■ WHAT IS ASKED ■
Return all of the data exactly as written, without the pictures.

■ SUPPLIED DATA ■
>>>

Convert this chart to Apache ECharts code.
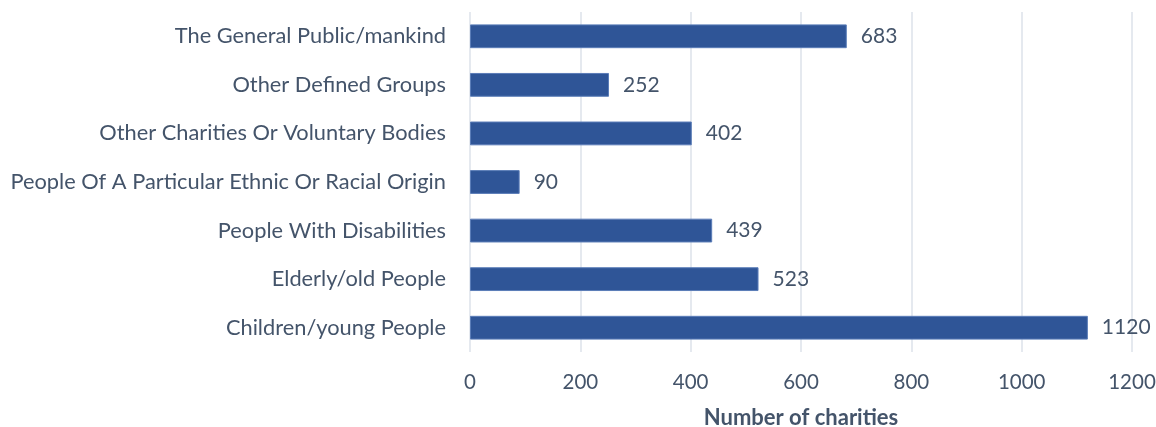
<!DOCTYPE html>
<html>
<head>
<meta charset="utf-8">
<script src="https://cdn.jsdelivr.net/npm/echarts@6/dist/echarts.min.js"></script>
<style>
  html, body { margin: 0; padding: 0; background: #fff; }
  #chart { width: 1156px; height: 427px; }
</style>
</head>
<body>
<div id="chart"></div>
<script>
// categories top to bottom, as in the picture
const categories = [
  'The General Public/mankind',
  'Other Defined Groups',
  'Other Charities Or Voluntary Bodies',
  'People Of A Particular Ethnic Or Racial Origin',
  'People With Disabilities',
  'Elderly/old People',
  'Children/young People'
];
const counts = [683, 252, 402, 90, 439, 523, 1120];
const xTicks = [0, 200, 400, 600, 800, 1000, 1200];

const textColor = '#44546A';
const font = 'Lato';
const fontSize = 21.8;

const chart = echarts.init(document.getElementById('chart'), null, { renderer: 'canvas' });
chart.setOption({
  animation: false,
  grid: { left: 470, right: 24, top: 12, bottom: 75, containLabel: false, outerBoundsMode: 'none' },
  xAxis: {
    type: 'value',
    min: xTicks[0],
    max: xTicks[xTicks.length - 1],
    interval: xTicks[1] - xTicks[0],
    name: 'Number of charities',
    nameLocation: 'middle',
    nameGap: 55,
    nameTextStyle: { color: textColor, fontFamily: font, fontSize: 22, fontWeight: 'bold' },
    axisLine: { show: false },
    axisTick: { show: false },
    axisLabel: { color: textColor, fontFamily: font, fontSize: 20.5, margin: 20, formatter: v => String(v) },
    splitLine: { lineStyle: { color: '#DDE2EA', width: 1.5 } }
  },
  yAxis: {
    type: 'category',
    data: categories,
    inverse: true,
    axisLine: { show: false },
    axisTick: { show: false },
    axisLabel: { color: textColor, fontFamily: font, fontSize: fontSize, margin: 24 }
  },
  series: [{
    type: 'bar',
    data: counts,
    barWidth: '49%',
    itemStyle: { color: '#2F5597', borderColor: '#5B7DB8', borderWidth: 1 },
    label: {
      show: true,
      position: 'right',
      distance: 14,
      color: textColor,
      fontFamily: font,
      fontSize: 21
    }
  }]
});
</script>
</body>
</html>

<<<

■ WRITTEN RESPONSE ■
Convert this chart to Apache ECharts code.
<!DOCTYPE html>
<html>
<head>
<meta charset="utf-8">
<script src="https://cdn.jsdelivr.net/npm/echarts@6/dist/echarts.min.js"></script>
<style>
  html, body { margin: 0; padding: 0; background: #fff; }
  #chart { width: 1156px; height: 427px; }
</style>
</head>
<body>
<div id="chart"></div>
<script>
// categories top to bottom, as in the picture
const categories = [
  'The General Public/mankind',
  'Other Defined Groups',
  'Other Charities Or Voluntary Bodies',
  'People Of A Particular Ethnic Or Racial Origin',
  'People With Disabilities',
  'Elderly/old People',
  'Children/young People'
];
const counts = [683, 252, 402, 90, 439, 523, 1120];
const xTicks = [0, 200, 400, 600, 800, 1000, 1200];

const textColor = '#44546A';
const font = 'Lato';
const fontSize = 21.8;

const chart = echarts.init(document.getElementById('chart'), null, { renderer: 'canvas' });
chart.setOption({
  animation: false,
  grid: { left: 470, right: 24, top: 12, bottom: 75, containLabel: false, outerBoundsMode: 'none' },
  xAxis: {
    type: 'value',
    min: xTicks[0],
    max: xTicks[xTicks.length - 1],
    interval: xTicks[1] - xTicks[0],
    name: 'Number of charities',
    nameLocation: 'middle',
    nameGap: 55,
    nameTextStyle: { color: textColor, fontFamily: font, fontSize: 22, fontWeight: 'bold' },
    axisLine: { show: false },
    axisTick: { show: false },
    axisLabel: { color: textColor, fontFamily: font, fontSize: 20.5, margin: 20, formatter: v => String(v) },
    splitLine: { lineStyle: { color: '#DDE2EA', width: 1.5 } }
  },
  yAxis: {
    type: 'category',
    data: categories,
    inverse: true,
    axisLine: { show: false },
    axisTick: { show: false },
    axisLabel: { color: textColor, fontFamily: font, fontSize: fontSize, margin: 24 }
  },
  series: [{
    type: 'bar',
    data: counts,
    barWidth: '49%',
    itemStyle: { color: '#2F5597', borderColor: '#5B7DB8', borderWidth: 1 },
    label: {
      show: true,
      position: 'right',
      distance: 14,
      color: textColor,
      fontFamily: font,
      fontSize: 21
    }
  }]
});
</script>
</body>
</html>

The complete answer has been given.